MATERIAL TO PROCESS:
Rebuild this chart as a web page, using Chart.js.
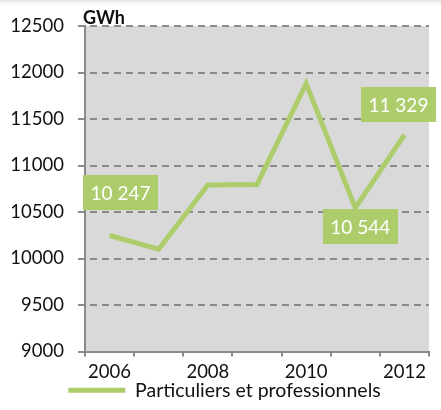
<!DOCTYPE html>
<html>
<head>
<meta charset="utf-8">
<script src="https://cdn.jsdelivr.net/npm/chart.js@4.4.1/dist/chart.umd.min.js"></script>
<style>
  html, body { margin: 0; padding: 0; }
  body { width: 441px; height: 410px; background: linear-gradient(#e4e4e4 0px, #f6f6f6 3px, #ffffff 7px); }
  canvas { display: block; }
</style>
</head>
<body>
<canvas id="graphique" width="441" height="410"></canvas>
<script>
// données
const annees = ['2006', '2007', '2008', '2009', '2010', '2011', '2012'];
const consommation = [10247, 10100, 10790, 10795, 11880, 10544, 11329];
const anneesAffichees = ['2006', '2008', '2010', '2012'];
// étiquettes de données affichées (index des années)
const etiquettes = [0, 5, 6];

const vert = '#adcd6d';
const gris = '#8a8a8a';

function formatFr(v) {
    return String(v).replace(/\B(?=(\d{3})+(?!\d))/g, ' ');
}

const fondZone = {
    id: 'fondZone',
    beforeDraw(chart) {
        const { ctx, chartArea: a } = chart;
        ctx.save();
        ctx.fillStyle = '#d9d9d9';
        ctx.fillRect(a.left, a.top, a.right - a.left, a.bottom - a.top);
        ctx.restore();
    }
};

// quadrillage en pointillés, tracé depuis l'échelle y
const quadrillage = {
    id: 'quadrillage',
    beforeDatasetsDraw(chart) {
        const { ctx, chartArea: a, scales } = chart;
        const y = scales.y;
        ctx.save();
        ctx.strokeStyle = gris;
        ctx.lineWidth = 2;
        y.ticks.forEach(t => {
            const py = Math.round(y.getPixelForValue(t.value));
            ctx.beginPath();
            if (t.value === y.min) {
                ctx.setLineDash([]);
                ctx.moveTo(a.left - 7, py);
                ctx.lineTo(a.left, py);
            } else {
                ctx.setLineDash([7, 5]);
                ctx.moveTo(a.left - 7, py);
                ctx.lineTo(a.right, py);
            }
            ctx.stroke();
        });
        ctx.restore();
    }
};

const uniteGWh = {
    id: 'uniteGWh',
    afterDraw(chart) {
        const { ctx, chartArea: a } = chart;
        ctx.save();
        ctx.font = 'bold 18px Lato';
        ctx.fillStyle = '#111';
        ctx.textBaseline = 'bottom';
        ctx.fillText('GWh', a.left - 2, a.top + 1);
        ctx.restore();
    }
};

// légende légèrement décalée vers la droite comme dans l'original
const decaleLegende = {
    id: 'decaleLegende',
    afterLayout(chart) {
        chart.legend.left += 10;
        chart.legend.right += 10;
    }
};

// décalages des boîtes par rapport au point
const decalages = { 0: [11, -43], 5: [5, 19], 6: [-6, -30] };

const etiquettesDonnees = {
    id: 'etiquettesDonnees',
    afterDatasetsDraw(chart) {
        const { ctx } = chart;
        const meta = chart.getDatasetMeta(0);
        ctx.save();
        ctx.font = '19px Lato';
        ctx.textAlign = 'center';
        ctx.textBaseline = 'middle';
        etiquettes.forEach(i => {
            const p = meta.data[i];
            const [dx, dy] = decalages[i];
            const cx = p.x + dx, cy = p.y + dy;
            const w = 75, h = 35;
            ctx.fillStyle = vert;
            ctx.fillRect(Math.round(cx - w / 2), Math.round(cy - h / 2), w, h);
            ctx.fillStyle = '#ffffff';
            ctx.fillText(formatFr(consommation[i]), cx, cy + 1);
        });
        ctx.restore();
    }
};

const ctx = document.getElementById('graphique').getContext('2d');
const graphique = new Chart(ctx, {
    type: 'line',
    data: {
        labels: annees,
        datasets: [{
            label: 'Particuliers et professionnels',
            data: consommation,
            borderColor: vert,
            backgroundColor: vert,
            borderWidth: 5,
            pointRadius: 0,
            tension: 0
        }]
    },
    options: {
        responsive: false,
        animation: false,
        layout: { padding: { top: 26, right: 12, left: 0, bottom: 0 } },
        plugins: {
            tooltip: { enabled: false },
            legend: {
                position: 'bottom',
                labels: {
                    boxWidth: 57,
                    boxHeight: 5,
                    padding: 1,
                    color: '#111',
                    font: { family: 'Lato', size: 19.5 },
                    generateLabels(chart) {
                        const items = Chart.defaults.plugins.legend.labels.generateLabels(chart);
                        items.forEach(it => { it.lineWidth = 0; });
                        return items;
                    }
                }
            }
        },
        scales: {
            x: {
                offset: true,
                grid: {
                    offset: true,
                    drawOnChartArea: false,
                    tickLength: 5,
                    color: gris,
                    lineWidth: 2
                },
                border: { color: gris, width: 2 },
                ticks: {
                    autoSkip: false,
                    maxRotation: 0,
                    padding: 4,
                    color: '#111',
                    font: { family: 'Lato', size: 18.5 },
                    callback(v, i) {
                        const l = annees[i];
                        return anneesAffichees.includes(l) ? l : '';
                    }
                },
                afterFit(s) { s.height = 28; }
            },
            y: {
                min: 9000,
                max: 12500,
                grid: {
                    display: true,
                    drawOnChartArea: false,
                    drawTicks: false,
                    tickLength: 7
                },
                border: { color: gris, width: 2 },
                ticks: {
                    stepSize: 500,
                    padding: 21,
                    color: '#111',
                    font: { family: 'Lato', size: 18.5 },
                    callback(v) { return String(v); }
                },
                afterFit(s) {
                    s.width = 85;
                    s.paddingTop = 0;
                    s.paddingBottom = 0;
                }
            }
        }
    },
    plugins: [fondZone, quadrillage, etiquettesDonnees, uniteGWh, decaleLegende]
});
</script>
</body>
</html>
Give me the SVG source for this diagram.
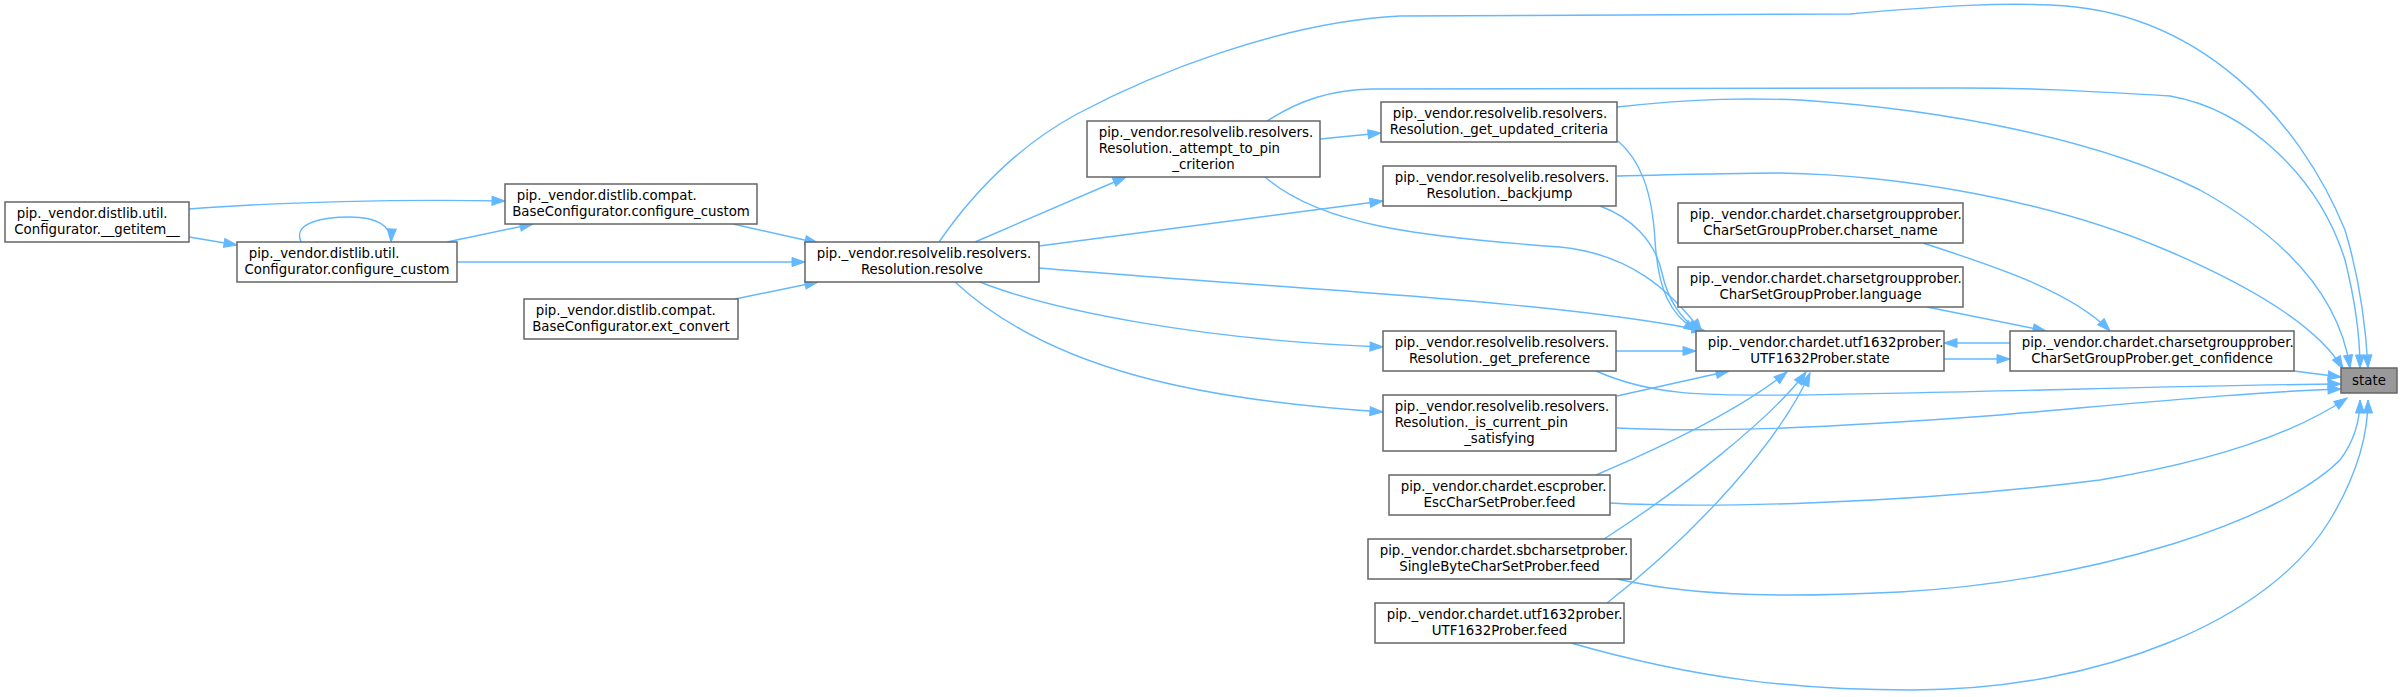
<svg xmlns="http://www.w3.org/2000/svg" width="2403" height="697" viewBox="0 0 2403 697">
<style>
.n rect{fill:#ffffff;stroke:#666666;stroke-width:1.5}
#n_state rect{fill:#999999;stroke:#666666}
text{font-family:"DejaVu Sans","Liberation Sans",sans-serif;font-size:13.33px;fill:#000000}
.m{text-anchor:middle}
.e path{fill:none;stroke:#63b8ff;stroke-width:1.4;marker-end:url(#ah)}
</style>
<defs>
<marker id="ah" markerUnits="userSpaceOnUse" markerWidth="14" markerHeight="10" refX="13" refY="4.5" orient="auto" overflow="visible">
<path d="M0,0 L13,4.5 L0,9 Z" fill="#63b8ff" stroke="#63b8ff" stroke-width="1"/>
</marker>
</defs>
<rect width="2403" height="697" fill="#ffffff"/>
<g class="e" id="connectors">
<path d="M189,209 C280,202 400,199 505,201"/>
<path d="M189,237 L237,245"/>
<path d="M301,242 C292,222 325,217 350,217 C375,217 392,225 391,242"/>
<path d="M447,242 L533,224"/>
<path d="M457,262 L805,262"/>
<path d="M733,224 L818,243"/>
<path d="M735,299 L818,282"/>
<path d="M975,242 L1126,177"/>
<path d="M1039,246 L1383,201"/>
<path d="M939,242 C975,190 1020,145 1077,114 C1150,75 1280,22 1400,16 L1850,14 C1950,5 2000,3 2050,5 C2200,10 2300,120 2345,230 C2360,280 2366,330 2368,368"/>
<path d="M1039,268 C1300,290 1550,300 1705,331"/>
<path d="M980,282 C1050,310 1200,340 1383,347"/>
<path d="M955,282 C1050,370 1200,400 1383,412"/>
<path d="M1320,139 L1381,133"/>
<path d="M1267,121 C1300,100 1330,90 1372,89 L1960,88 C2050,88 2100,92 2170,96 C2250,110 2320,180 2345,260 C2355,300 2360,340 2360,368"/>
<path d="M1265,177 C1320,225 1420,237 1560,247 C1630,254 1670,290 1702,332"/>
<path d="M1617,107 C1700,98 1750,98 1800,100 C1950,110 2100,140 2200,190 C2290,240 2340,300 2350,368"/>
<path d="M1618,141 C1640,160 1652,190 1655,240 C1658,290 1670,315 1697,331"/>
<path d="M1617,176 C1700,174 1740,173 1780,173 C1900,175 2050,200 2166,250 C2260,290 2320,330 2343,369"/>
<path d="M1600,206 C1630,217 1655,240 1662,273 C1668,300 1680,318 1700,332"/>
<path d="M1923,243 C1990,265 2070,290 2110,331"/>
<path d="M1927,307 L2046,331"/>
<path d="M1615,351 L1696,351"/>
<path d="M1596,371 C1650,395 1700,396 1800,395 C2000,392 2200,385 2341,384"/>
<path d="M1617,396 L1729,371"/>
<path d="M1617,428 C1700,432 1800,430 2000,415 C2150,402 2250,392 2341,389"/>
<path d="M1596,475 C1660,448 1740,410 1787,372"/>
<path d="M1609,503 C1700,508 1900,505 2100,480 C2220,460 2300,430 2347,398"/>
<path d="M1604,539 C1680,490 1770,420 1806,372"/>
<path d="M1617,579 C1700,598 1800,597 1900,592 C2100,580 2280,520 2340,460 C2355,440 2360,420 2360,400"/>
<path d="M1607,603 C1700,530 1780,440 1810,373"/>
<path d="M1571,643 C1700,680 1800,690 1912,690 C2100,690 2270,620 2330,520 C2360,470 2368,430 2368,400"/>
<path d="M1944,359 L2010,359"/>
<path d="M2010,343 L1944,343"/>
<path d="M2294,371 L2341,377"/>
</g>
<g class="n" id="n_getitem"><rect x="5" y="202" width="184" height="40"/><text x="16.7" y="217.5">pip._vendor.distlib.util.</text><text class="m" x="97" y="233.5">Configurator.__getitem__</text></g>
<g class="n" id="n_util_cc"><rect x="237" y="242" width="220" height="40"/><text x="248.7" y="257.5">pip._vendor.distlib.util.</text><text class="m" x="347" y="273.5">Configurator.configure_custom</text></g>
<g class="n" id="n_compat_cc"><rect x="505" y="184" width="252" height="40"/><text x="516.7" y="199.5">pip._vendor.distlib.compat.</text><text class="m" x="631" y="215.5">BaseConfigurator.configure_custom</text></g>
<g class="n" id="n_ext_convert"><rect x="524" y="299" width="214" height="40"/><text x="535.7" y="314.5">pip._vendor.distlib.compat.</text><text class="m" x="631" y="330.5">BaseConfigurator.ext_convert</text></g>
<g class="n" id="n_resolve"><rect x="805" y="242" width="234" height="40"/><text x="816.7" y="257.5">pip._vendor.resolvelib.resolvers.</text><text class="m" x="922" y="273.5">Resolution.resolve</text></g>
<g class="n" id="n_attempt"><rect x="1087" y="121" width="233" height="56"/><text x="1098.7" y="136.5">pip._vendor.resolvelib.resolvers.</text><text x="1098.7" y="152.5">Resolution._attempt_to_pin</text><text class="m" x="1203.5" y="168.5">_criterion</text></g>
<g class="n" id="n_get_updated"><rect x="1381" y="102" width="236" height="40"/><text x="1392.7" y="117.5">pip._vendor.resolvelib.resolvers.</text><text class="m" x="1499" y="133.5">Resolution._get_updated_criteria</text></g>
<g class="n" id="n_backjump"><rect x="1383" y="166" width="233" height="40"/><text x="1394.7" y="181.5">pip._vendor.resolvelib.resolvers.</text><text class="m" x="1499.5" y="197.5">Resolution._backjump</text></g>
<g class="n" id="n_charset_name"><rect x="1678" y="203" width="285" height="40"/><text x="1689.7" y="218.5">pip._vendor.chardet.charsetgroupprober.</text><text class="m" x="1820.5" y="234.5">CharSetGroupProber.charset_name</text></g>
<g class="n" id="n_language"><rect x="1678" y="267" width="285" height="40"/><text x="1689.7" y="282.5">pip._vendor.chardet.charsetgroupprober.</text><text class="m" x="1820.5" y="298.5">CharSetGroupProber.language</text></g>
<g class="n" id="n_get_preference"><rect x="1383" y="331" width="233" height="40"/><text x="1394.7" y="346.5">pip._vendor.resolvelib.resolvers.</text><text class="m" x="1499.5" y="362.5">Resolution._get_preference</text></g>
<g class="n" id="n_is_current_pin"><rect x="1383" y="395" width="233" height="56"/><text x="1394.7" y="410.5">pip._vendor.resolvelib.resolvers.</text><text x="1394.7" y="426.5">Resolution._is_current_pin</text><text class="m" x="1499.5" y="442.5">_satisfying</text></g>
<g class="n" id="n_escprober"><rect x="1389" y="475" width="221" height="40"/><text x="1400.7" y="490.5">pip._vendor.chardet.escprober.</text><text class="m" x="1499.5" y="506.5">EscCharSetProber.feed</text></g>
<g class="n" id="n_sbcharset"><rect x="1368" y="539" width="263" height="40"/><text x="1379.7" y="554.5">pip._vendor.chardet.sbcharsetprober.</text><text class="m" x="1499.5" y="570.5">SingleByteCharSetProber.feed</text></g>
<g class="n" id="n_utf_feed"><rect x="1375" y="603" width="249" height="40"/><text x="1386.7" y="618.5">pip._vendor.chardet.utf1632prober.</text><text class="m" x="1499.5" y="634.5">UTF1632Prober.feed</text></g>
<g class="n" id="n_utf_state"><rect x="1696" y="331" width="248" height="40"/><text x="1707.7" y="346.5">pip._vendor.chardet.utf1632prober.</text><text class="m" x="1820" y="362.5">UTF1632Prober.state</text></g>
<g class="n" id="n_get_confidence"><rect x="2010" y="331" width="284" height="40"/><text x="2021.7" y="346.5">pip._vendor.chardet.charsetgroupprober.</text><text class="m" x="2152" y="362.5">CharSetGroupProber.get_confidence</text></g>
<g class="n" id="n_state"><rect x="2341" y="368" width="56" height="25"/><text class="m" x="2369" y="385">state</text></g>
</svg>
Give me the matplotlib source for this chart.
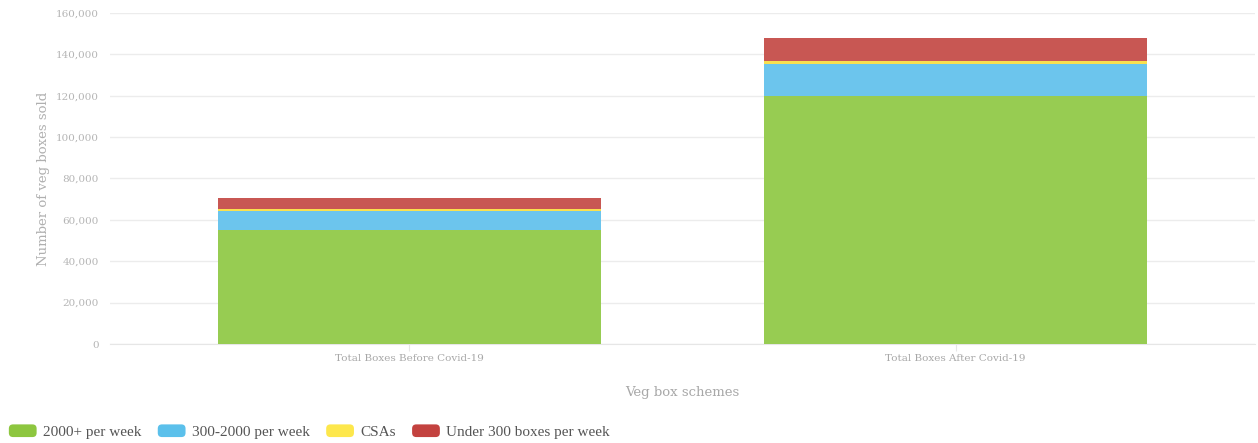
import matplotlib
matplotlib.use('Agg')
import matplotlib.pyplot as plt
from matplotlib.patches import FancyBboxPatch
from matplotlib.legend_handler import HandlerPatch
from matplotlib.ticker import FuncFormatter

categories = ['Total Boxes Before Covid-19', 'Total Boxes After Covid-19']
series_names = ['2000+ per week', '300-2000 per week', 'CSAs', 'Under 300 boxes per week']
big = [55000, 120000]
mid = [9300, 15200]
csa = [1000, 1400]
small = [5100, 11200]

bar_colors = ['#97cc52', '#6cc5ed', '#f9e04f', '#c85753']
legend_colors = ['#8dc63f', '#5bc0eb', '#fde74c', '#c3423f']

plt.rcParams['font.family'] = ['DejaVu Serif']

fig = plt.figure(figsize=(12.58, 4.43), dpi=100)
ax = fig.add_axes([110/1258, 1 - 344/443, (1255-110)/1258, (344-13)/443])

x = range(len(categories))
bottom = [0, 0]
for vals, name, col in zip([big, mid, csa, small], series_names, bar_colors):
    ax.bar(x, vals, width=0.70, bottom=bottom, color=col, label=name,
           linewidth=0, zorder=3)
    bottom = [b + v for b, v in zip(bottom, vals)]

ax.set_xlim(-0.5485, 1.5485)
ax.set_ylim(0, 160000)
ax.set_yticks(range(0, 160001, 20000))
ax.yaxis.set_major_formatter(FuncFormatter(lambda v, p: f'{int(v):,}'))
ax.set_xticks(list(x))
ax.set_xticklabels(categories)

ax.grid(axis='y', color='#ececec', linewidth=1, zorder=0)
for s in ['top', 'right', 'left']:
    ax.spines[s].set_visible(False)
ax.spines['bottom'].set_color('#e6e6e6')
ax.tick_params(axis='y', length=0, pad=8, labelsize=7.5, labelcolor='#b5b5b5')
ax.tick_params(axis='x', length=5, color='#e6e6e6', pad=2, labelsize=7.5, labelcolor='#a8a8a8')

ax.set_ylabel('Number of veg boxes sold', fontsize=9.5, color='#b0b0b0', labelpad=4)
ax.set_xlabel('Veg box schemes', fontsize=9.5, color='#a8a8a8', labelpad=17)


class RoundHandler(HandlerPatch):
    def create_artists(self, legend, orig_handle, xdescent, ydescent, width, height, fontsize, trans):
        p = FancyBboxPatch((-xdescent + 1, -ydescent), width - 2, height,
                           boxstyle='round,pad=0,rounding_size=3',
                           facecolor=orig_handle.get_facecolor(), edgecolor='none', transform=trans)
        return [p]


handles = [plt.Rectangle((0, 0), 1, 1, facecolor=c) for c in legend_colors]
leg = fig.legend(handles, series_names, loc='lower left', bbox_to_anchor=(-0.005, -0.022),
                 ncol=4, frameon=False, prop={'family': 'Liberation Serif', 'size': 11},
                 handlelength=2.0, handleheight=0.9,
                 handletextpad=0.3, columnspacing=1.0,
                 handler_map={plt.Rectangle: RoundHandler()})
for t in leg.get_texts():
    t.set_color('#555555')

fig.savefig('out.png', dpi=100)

EXERCISE REQUIREMENTS: Return exactly the lines from the one with "Give me the matplotlib source for this chart." to the one with "bottom = [b", both ends kept, and only those. Images are left out.

SOLUTION FOR THIS PROBLEM:
Give me the matplotlib source for this chart.
import matplotlib
matplotlib.use('Agg')
import matplotlib.pyplot as plt
from matplotlib.patches import FancyBboxPatch
from matplotlib.legend_handler import HandlerPatch
from matplotlib.ticker import FuncFormatter

categories = ['Total Boxes Before Covid-19', 'Total Boxes After Covid-19']
series_names = ['2000+ per week', '300-2000 per week', 'CSAs', 'Under 300 boxes per week']
big = [55000, 120000]
mid = [9300, 15200]
csa = [1000, 1400]
small = [5100, 11200]

bar_colors = ['#97cc52', '#6cc5ed', '#f9e04f', '#c85753']
legend_colors = ['#8dc63f', '#5bc0eb', '#fde74c', '#c3423f']

plt.rcParams['font.family'] = ['DejaVu Serif']

fig = plt.figure(figsize=(12.58, 4.43), dpi=100)
ax = fig.add_axes([110/1258, 1 - 344/443, (1255-110)/1258, (344-13)/443])

x = range(len(categories))
bottom = [0, 0]
for vals, name, col in zip([big, mid, csa, small], series_names, bar_colors):
    ax.bar(x, vals, width=0.70, bottom=bottom, color=col, label=name,
           linewidth=0, zorder=3)
    bottom = [b + v for b, v in zip(bottom, vals)]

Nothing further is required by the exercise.